# STATED TASK
Beneath this line sits some data. Return only its lines from the one holding "Rebuild this chart" through the one holding "import plotly.graph_objects as go", inclusive, exactly, with the images removed.

# GIVEN INFORMATION
>>>>>

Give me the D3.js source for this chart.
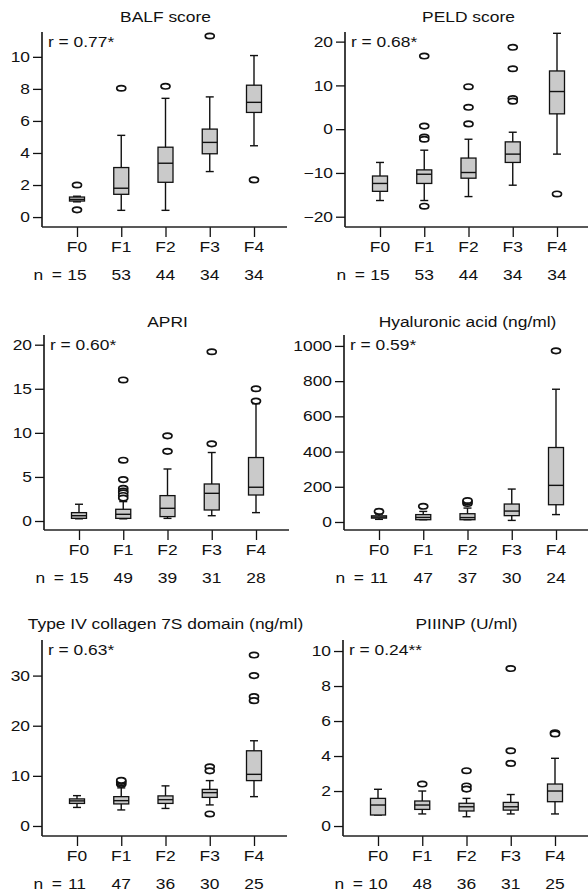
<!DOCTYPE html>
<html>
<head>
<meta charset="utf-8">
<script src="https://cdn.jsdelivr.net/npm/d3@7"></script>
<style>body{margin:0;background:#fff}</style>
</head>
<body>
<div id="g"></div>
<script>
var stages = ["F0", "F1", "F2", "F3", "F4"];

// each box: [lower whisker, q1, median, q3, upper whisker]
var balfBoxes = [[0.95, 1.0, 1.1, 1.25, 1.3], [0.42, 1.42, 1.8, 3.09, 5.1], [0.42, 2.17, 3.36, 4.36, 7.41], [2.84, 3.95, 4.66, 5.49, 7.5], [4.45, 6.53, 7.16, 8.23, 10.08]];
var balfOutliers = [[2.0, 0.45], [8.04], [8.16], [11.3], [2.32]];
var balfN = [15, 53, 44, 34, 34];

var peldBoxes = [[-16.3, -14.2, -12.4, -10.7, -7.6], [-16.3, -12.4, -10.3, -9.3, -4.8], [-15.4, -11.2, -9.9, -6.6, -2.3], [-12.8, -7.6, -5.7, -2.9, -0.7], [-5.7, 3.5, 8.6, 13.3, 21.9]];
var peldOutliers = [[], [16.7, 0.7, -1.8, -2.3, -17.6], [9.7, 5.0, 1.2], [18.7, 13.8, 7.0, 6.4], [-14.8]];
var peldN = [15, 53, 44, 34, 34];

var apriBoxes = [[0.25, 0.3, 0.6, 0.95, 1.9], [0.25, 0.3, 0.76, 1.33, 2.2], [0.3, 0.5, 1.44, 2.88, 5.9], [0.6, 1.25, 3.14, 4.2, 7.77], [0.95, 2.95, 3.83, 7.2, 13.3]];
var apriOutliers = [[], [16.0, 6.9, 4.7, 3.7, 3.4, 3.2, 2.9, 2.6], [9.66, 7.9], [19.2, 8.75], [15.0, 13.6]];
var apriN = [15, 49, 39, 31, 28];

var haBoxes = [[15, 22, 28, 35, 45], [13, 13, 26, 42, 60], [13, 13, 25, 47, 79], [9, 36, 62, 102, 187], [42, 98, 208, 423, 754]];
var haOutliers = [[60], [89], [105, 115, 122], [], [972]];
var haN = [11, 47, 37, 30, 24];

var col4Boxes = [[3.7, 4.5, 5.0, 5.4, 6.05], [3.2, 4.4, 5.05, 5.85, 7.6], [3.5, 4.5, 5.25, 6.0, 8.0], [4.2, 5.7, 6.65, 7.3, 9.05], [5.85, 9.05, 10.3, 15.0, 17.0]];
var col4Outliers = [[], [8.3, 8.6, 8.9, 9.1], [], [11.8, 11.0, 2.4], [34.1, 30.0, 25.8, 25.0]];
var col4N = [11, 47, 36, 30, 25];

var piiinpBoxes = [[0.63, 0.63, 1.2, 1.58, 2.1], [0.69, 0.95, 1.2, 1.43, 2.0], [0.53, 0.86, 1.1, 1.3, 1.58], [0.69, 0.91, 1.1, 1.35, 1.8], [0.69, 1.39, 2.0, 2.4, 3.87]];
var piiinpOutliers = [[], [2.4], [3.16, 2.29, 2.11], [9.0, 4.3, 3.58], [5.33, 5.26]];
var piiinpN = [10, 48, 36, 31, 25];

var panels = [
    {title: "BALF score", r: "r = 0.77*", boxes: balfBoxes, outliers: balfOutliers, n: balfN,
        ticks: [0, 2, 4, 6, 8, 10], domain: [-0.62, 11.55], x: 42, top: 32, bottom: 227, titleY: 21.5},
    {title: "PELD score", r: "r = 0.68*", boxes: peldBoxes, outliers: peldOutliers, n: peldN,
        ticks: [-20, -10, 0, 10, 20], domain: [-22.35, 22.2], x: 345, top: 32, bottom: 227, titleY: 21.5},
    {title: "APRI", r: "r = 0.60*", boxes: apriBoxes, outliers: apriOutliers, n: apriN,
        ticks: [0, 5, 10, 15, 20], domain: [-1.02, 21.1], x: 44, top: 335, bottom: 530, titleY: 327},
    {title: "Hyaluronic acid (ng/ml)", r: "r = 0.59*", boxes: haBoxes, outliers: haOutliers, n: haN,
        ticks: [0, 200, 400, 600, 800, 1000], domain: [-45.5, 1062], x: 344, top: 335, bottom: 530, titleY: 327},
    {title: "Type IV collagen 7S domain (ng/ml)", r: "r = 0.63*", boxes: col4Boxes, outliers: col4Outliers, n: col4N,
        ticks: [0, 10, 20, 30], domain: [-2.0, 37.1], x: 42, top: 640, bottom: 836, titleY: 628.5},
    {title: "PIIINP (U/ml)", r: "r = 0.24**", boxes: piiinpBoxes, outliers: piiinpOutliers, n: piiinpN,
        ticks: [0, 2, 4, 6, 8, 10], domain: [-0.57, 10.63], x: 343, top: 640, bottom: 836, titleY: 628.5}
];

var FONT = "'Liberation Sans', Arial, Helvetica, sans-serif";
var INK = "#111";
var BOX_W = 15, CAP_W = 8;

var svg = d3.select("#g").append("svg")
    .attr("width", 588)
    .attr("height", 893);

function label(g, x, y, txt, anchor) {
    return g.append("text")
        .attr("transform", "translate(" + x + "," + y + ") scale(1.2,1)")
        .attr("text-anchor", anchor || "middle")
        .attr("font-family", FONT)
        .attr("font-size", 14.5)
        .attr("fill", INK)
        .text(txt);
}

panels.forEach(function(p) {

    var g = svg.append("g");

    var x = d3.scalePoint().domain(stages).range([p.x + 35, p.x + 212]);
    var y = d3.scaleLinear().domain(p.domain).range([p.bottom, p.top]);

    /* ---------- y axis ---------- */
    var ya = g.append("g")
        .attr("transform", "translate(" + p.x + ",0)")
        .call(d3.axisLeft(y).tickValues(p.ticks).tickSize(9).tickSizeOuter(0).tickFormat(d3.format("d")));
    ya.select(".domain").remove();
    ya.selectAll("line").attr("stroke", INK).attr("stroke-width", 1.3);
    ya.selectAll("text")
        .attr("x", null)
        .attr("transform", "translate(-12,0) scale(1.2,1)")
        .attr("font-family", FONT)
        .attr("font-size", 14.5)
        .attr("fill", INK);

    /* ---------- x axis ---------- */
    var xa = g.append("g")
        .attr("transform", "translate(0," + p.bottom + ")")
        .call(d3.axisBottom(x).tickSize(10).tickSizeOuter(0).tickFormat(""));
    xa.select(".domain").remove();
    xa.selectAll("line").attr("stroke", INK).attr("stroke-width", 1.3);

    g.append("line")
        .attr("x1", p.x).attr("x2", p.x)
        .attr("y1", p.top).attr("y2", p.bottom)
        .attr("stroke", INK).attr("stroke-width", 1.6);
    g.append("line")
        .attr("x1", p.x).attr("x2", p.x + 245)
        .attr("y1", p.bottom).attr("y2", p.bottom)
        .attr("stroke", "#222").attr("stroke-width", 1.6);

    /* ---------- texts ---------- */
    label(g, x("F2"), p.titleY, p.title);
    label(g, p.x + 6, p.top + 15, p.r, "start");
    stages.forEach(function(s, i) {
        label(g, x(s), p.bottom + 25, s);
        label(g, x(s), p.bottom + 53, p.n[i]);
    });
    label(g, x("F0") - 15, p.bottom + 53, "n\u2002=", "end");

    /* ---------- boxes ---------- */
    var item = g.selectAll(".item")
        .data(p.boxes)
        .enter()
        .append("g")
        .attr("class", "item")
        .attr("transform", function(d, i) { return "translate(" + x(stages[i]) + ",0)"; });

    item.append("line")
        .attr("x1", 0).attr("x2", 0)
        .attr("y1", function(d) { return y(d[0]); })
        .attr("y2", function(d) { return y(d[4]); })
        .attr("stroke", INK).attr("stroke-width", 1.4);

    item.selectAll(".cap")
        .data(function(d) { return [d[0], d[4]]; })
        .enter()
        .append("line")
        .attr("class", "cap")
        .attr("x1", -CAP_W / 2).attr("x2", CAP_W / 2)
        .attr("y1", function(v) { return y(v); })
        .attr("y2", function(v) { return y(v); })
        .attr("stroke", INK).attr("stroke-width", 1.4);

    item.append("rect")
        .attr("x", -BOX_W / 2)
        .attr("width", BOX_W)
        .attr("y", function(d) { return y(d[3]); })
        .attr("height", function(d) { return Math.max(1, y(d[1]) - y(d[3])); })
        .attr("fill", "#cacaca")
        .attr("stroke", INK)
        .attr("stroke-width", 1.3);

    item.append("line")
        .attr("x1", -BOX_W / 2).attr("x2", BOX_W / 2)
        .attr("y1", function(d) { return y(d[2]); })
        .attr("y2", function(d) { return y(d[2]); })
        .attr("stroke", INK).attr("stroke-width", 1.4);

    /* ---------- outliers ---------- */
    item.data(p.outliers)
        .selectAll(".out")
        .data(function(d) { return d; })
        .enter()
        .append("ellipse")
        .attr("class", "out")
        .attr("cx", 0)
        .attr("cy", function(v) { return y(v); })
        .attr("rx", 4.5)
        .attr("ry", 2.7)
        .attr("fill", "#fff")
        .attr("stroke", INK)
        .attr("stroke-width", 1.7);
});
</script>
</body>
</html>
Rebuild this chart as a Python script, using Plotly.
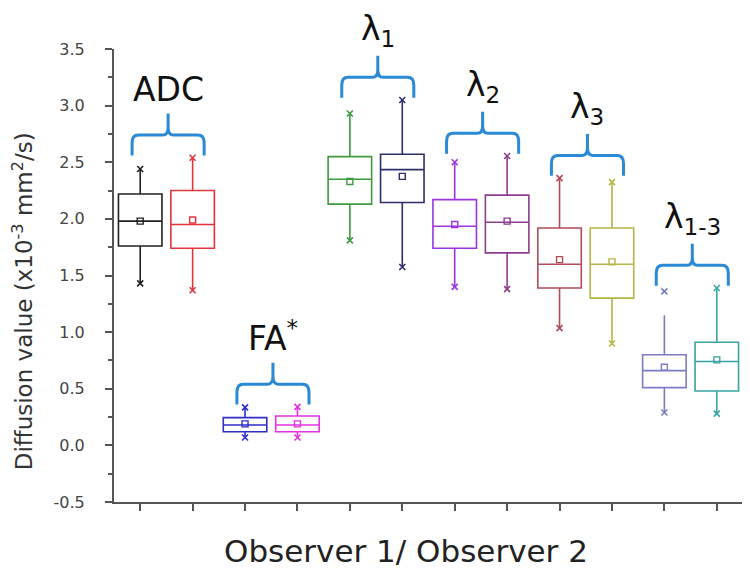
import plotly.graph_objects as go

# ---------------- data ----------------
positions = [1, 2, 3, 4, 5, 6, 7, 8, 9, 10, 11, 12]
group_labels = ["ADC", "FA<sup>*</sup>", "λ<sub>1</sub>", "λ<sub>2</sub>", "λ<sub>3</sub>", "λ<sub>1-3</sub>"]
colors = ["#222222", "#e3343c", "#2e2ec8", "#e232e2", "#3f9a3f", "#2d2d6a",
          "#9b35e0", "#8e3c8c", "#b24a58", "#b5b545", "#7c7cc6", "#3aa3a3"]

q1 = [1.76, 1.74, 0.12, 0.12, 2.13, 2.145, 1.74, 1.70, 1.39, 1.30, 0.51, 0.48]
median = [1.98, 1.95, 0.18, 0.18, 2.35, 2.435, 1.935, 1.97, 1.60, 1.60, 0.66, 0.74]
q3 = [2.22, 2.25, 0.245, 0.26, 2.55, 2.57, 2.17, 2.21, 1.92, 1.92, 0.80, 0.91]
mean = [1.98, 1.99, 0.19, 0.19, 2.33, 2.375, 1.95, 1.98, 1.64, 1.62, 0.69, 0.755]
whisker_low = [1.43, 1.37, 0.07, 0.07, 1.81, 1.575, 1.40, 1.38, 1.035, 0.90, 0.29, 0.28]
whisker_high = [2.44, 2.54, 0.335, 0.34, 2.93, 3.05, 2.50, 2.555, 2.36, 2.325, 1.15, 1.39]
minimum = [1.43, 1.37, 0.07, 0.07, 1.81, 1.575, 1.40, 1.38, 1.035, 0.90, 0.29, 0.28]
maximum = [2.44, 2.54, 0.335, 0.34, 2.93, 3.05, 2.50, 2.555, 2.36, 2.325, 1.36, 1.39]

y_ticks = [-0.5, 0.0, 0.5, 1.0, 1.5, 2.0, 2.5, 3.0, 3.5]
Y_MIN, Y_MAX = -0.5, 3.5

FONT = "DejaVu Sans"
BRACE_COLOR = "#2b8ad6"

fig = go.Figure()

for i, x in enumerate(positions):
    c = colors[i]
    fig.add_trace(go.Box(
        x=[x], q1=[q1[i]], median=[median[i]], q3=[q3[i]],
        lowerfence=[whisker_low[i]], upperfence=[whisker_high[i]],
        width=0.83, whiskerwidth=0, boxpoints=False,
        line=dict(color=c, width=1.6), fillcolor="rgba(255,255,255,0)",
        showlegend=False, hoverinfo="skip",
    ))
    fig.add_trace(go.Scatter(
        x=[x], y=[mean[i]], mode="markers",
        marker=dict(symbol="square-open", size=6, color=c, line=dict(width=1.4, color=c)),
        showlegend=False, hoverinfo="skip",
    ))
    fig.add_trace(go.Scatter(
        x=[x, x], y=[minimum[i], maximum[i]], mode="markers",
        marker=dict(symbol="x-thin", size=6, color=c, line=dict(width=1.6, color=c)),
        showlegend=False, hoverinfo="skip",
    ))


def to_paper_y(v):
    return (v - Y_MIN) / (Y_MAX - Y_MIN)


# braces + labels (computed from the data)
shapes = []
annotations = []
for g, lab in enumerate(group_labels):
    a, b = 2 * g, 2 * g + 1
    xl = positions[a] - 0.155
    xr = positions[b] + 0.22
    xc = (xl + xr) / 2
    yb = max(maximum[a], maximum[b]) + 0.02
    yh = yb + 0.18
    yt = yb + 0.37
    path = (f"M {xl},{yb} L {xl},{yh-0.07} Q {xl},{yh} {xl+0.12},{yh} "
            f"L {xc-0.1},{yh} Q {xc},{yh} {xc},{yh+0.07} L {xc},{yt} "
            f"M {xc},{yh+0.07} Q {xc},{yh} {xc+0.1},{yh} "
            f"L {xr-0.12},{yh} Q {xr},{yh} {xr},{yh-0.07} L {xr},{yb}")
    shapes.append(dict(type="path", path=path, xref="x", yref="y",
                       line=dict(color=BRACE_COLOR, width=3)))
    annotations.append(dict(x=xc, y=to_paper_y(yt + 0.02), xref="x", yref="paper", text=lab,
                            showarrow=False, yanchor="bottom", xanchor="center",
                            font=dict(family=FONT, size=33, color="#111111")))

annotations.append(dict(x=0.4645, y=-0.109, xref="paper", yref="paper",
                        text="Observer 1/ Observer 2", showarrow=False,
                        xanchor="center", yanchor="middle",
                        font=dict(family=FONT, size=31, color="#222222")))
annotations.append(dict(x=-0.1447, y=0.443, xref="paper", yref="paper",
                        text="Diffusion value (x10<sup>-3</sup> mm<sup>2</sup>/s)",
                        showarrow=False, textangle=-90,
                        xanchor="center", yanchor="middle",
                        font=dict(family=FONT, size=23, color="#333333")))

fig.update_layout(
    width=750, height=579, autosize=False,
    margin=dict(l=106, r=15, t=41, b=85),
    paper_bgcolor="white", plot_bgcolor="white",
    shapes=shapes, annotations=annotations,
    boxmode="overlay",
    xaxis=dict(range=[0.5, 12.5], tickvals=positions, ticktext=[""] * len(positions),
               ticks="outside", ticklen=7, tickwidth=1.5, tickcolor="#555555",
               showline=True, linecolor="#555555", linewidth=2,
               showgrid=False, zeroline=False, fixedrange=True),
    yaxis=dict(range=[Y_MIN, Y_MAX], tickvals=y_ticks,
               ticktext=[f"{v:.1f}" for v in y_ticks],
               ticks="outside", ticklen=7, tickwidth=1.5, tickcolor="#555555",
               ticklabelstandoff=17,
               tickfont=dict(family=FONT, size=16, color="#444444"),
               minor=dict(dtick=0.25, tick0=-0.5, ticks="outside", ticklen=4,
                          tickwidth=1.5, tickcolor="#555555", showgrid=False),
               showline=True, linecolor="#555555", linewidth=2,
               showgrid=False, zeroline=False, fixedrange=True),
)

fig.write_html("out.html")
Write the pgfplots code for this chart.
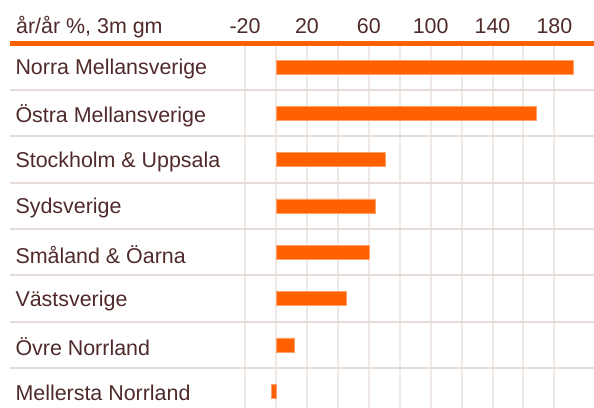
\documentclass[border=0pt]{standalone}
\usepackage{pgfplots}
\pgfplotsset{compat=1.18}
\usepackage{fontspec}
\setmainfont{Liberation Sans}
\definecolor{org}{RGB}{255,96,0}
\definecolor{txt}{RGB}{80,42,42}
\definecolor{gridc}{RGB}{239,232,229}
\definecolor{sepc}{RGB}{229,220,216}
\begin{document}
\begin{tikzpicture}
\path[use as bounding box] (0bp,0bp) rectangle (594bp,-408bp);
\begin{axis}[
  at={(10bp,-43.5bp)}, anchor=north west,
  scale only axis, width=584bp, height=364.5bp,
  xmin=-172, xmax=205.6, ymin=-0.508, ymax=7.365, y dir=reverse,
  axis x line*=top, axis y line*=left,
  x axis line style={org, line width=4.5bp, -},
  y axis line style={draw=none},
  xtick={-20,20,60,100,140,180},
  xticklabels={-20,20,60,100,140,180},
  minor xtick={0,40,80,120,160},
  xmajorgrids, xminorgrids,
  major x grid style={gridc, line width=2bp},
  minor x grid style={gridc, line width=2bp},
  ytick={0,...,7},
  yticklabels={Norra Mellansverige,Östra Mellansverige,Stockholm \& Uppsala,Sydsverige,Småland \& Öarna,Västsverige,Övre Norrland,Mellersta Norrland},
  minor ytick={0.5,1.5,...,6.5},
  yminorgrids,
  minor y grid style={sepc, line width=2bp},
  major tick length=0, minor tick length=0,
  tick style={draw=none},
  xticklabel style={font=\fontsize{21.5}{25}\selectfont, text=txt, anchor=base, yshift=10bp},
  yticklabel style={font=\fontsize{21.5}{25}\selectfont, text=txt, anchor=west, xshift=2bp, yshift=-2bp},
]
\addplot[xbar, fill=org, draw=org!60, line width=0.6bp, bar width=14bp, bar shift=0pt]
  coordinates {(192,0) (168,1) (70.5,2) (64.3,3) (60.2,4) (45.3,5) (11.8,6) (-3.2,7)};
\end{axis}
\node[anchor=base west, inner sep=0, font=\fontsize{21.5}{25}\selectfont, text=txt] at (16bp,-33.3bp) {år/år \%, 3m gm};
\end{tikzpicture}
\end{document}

<<<<<

# RESPONSE TO THIS TASK
Rebuild this chart as a Python script, using Plotly.
import plotly.graph_objects as go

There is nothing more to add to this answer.